COLUMBUS: After years and years of getting a cold shoulder from the city of Cincinnati, Ohio State's football team is taking its act on the road to the Queen City.
Call it a spring thaw.
The Buckeyes will wind up their 15 spring practices on Saturday at Paul Brown Stadium, home of the Bengals, while work is being done on their own Ohio Stadium.
Coach Urban Meyer, a 1986 graduate of the University of Cincinnati, can't wait to show his players around — and show them off.
"We're going to take our players to the Reds museum," he said. "We're going to give them a little taste of Cincinnati afterward with Montgomery Inn ribs, Graeter's ice cream and some Skyline (chili). So we're going to do it right."
Before that, the Buckeyes will play their annual intrasquad scrimmage in a city that over the years has shown only lukewarm interest in Ohio State and has traditionally not sent many of its top high school players to the Buckeyes.
The trip is a step toward mending those fences.
"There does seem to be some sort of disconnect," said Ohio State assistant coach Kerry Coombs, a longtime high school coach in Cincinnati. "Coach Meyer is working really hard to bridge whatever gap there might be."
Two Ohio State starters— defensive lineman Adolphus Washington and offensive lineman Andrew Norwell — are from Cincinnati. But the city has never embraced the Buckeyes as do Cleveland, Toledo, Youngstown, Akron or Dayton. Top football players seem to either stay home and play for the Bearcats or head off to Notre Dame, Kentucky or other Southeastern Conference locales.
Norwell is looking forward to playing this road game.
"It makes it exciting playing somewhere else," said Norwell, a senior. "I love playing in the 'Shoe, but playing in Cincinnati hits home to me. Being from Cincinnati, it's going to be great."

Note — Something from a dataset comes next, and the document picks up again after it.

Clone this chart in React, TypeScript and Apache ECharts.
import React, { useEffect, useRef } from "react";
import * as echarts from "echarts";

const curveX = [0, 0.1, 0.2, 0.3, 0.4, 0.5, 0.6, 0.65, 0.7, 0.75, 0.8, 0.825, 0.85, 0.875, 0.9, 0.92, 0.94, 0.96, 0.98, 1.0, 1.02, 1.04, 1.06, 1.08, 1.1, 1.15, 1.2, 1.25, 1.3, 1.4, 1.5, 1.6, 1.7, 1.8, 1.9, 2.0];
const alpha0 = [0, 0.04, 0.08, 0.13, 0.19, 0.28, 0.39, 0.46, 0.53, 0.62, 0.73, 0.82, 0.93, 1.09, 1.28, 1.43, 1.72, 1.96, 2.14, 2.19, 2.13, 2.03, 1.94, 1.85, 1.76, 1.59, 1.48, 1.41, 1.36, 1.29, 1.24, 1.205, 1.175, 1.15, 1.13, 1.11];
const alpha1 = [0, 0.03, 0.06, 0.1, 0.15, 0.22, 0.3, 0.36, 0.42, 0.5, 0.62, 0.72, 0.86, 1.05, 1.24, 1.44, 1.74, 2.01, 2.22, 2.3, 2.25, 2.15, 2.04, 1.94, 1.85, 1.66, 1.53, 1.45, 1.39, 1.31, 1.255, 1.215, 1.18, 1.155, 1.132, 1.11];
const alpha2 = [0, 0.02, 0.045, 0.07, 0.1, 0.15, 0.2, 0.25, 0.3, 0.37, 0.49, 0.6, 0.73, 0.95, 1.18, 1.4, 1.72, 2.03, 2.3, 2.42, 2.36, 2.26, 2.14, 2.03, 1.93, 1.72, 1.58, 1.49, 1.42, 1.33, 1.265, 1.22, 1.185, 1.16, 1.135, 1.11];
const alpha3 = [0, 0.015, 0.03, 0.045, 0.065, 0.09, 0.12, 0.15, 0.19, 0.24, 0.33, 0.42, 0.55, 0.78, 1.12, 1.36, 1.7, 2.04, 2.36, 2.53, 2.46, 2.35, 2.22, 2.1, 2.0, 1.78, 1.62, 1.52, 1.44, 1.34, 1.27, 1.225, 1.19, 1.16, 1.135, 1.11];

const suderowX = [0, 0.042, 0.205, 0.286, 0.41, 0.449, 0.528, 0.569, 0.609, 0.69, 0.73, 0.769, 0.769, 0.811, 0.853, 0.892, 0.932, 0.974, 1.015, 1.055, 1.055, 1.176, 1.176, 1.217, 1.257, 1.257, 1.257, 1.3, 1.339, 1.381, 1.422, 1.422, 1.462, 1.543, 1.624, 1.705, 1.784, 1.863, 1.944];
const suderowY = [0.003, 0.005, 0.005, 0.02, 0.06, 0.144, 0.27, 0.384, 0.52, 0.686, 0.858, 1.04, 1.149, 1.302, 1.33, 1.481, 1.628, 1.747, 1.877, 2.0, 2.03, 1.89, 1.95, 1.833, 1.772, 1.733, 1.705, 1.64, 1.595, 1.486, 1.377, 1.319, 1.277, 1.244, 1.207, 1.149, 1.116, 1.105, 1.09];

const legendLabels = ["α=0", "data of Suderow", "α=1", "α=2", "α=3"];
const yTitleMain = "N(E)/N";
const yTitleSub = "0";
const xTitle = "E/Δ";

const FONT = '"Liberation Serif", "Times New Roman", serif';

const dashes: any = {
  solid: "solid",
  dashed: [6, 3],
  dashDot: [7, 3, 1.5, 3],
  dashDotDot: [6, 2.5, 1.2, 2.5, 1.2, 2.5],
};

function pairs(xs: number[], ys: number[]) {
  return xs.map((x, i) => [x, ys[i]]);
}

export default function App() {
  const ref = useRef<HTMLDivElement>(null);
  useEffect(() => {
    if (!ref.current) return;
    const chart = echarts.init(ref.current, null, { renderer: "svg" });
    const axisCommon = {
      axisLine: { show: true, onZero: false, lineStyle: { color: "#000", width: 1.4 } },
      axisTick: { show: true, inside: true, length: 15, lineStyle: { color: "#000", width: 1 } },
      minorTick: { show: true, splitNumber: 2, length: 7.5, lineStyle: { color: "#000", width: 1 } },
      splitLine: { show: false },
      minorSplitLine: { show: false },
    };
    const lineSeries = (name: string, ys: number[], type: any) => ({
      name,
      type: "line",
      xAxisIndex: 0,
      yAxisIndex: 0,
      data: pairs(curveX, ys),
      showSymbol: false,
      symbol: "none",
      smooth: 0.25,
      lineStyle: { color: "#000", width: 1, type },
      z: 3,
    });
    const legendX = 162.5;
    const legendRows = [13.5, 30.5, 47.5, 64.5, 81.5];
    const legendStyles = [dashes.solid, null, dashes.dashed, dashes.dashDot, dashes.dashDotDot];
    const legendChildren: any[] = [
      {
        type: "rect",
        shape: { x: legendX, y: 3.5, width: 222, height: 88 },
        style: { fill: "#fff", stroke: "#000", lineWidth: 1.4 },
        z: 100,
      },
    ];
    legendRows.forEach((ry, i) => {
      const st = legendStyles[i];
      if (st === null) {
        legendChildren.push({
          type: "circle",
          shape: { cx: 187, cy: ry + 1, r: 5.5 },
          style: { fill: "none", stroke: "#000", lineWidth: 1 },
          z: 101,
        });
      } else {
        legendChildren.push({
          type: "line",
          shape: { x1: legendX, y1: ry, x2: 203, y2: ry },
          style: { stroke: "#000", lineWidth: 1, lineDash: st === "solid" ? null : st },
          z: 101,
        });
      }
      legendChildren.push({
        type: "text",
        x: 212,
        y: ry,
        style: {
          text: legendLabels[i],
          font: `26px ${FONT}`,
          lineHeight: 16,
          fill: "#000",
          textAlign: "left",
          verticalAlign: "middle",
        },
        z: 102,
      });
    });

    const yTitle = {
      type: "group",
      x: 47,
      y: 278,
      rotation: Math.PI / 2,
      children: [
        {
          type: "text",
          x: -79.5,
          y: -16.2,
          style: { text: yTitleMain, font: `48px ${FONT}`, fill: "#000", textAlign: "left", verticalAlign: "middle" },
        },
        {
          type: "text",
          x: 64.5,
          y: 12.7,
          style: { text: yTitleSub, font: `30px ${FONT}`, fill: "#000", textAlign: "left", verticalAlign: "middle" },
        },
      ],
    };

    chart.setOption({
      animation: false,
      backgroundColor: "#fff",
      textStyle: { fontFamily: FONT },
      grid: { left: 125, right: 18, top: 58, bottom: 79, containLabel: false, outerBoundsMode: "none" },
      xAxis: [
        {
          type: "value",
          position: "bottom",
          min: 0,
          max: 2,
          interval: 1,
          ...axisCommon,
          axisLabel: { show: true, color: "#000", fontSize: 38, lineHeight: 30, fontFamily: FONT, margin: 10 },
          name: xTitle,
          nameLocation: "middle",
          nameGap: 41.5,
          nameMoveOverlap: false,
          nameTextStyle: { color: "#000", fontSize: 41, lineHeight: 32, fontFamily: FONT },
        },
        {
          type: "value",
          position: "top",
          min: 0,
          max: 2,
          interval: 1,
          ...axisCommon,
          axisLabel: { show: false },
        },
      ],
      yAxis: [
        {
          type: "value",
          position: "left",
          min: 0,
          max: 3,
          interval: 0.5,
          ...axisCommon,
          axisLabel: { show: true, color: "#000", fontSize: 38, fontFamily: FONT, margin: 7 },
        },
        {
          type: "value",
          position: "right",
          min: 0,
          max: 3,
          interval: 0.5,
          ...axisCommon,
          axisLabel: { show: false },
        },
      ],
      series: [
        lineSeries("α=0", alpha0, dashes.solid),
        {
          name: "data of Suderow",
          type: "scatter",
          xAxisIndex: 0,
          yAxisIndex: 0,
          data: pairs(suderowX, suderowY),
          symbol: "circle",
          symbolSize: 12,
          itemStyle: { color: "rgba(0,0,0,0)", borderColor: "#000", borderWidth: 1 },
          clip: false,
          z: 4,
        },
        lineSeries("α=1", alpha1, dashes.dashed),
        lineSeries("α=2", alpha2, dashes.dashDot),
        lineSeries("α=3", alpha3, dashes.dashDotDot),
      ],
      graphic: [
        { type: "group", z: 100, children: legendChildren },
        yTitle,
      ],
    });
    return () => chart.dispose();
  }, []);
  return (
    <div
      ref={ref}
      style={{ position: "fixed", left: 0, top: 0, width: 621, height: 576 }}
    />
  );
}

Meyer, for one, believes the Buckeyes have established a beachhead in Cincinnati that will help sway prep stars to come north to Columbus.
"I wasn't here in years past, but I have heard a lot of that, 'Well, we haven't done well in Cincinnati,'" the second-year coach of the Buckeyes said. "I think we're doing great. I think we're killing it. Adolphus Washington could potentially be a great player at Ohio State. And recently we've done good down there. There's really good players, really good high school coaches. Coach Coombs has helped, and (assistant) Tim Hinton obviously knows Cincinnati since he coached at UC for a long time. I went there. So I think we're doing great. I love Cincinnati."
Washington, a sophomore outside linebacker/rush lineman who played well in spots a year ago, is looking forward to going home.
"It's going to be a good thing to play in an NFL stadium, first and foremost," he said. "I've got a lot of people coming to the game. Everybody keeps saying that they want to see me play. Now if they make it down there, they'll see me."
Ohio State's coaching staff will help split the squad into two teams on Thursday. After practicing on Friday at the Woody Hayes facility, the Buckeyes will depart by bus on Saturday morning for Cincinnati. Meyer still has some problem areas he's evaluating, such as the front seven on defense and the right tackle spot.
Sophomore Taylor Decker is taking snaps at right tackle, but Meyer expressed concern that he hasn't seized the starting position and made it his.
Meyer did lavish praise on junior linebacker Curtis Grant, an acclaimed recruit who has not been an impact player so far. With All-Big Ten linebacker Ryan Shazier's availability limited by injury, Grant is starting at middle linebacker and asserting himself for the first time in his college career.
More than just playing in the Bengals stadium, the Buckeyes will also get to meet the team's coach. Marvin Lewis will speak to the team at some point during the trip.
"I love Marvin Lewis. He's one of the great football coaches, a great friend of mine," Meyer said. "So it's going to be a good trip."